Immaginate un braccio di ferro tra la cultura e il capitale, magari nelle vesti di un fine pensatore e un abile investitore. Chi vincerebbe? A voi la risposta, dopo aver sfogliato le pagine del Luce e Vita di questa settimana.
Dalla quasi ignorata situazione dell’Afganistan alla dibattutissima questione della maternità surrogata, dall’entusiasmo ancora vivo nei giovani partecipanti alla GMG di Lisbona alla giovinezza d’animo di una anziana testimone e appassionata studiosa della nostra storia recente. Non da ultimo un interessante approfondimento sui limiti morali del mercato. Sono solo alcune delle cose che troverete leggendo queste pagine, ma dalle quali vi potrete rendere conto di come cultura e capitale sono due ingredienti che si mixano nelle vicende di ogni giorno, a volte in maniera non equilibrata.

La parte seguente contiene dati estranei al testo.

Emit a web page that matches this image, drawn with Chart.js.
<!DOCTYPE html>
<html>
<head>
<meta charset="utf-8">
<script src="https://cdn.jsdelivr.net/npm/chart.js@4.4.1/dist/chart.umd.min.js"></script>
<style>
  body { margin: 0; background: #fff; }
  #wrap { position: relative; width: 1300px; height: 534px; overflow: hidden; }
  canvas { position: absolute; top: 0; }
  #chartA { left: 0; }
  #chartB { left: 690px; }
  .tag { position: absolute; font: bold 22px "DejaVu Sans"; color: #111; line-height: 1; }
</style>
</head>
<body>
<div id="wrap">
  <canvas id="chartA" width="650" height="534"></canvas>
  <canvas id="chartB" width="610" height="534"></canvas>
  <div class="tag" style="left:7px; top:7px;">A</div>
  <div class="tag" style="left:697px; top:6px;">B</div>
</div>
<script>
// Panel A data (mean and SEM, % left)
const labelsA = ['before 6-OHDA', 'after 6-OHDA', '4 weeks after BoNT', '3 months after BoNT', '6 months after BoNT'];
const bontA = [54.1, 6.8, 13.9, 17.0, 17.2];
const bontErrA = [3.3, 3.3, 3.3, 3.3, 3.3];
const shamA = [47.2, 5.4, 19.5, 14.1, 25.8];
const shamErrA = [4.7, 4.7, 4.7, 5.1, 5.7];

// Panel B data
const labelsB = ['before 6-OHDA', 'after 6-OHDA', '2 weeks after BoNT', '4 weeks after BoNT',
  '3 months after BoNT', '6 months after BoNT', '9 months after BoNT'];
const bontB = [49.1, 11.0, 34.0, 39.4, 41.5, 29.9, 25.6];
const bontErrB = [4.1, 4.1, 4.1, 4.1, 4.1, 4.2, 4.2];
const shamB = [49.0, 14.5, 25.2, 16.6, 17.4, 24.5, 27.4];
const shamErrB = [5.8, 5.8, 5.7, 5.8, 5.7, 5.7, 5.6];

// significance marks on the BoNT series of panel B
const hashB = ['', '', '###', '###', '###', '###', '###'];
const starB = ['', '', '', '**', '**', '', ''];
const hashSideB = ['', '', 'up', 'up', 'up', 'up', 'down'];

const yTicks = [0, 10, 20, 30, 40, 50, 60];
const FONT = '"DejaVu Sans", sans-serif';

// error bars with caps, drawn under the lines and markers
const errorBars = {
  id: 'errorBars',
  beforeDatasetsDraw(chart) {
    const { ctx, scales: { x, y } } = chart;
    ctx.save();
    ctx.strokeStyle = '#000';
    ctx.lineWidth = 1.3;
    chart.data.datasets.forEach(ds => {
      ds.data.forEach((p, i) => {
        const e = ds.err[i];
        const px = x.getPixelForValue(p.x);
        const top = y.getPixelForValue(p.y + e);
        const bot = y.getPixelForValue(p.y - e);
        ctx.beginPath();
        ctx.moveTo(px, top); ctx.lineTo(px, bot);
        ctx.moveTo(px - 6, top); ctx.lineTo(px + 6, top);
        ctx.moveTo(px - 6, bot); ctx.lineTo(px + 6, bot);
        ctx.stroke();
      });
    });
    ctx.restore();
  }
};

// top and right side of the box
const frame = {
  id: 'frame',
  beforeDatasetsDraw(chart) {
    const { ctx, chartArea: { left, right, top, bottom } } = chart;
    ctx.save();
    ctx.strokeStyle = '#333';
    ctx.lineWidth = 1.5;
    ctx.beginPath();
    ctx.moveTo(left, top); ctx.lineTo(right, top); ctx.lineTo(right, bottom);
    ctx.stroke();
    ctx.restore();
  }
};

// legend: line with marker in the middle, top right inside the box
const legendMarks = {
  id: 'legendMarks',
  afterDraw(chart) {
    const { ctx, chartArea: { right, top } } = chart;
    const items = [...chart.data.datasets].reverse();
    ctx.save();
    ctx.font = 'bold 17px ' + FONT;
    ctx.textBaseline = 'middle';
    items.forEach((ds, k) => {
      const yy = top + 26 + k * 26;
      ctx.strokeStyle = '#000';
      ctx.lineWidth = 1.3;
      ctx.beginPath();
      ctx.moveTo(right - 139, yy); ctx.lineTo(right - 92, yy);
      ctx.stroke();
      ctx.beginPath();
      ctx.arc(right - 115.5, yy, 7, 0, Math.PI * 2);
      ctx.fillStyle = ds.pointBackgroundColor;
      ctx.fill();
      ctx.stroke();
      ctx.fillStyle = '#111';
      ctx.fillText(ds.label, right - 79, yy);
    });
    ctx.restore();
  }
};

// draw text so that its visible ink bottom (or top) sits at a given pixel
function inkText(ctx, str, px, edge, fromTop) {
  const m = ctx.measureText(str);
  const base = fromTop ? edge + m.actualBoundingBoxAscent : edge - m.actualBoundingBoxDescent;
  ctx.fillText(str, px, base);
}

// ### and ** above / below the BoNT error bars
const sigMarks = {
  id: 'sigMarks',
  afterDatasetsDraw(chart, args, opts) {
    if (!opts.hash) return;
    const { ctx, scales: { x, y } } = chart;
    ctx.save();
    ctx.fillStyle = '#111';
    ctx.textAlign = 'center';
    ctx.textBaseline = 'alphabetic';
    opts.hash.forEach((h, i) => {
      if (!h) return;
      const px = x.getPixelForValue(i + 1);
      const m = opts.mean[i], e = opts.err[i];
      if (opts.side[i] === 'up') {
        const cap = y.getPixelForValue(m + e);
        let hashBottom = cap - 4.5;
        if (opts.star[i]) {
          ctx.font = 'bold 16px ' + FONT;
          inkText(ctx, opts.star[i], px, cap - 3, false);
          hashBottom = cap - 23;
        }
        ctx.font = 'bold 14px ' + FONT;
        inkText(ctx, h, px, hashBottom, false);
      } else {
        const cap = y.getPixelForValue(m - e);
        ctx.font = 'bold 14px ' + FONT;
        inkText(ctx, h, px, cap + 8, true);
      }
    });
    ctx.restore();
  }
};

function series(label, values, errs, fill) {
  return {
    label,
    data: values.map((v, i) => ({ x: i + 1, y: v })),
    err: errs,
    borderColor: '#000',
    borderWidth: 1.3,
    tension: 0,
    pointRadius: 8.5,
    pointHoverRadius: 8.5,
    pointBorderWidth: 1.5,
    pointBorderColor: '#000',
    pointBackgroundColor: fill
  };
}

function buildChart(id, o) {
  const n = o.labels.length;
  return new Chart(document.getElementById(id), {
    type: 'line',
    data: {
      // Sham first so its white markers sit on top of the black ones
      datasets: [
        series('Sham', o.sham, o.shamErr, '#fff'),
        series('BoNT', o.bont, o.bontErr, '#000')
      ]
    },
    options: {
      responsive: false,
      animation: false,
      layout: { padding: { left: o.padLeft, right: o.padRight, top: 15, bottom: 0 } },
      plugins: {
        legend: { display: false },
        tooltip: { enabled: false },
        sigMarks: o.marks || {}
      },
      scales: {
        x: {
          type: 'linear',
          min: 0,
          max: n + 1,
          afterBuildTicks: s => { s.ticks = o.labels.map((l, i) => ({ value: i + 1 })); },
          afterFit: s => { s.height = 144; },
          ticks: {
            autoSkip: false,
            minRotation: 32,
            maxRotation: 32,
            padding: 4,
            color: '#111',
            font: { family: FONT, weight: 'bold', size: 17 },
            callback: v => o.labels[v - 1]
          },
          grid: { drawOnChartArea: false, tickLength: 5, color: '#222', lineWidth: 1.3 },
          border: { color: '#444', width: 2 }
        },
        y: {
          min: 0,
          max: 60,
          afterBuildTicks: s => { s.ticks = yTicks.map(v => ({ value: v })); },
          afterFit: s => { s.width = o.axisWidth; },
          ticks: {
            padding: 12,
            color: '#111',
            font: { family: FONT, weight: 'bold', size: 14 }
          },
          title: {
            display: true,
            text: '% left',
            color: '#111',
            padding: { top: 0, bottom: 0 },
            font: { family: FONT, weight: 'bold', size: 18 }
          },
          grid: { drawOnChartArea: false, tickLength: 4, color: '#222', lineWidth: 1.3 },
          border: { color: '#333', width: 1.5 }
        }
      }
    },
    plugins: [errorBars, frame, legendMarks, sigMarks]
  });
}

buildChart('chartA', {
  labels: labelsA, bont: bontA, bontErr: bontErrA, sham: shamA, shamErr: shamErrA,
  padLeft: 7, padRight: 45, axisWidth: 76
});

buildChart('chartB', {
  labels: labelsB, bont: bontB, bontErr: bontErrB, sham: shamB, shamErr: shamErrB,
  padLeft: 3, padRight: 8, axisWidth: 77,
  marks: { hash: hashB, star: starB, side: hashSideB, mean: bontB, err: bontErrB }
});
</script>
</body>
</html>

E così il capitale sembra vincere sulla cultura, perché rende utile solo quella cultura che produce capitale. Il resto non serve, il resto è tempo perso. E il tempo, lo diciamo spesso, è denaro. Il denaro, però, crea conflittualità, rivalsa, bramosia insaziabile; il benessere che promette diventa un inganno perché, agevolando l’io e chiudendolo nell’interesse esclusivo della propria realizzazione, lo rende dimentico dell’altro, oscura l’originaria dignità del noi, obnubila la profonda verità della relazione sporcandola di interesse. Se il capitale vince, l’uomo perde.
Ecco perché ha bisogno della cultura: per tenere testa al capitale. Questo, infatti, seppur nella sua etimologia porta traccia del caput, della testa, ha finito per far perdere la testa alla società, divenuta avida e conflittuale. E povera. La cultura, invece, porta nel suo etimo il colere, il coltivare interiorità ed esteriorità, conoscenza e culto. Né l’uno, il capitale, né l’altra, la cultura, possono soddisfare la partita dell’umanità, ma possono essere entrambe strumento prezioso per la sfida della civiltà. Ad una condizione, però, che si interrompa il braccio di ferro tra cultura e capitale e la società, come quella vedova di cui parla il Vangelo (Mc. 12,41-44), trovi il coraggio di fidarsi di Dio, sua vera ricchezza e sua unica verità.
Perché i bancomat della terra non ci permettono conquistare il cielo, ma il bancomat del cielo, quello dove si preleva e si versa solo la Carità, è l’unico che ci può permettere di trasformare la terra.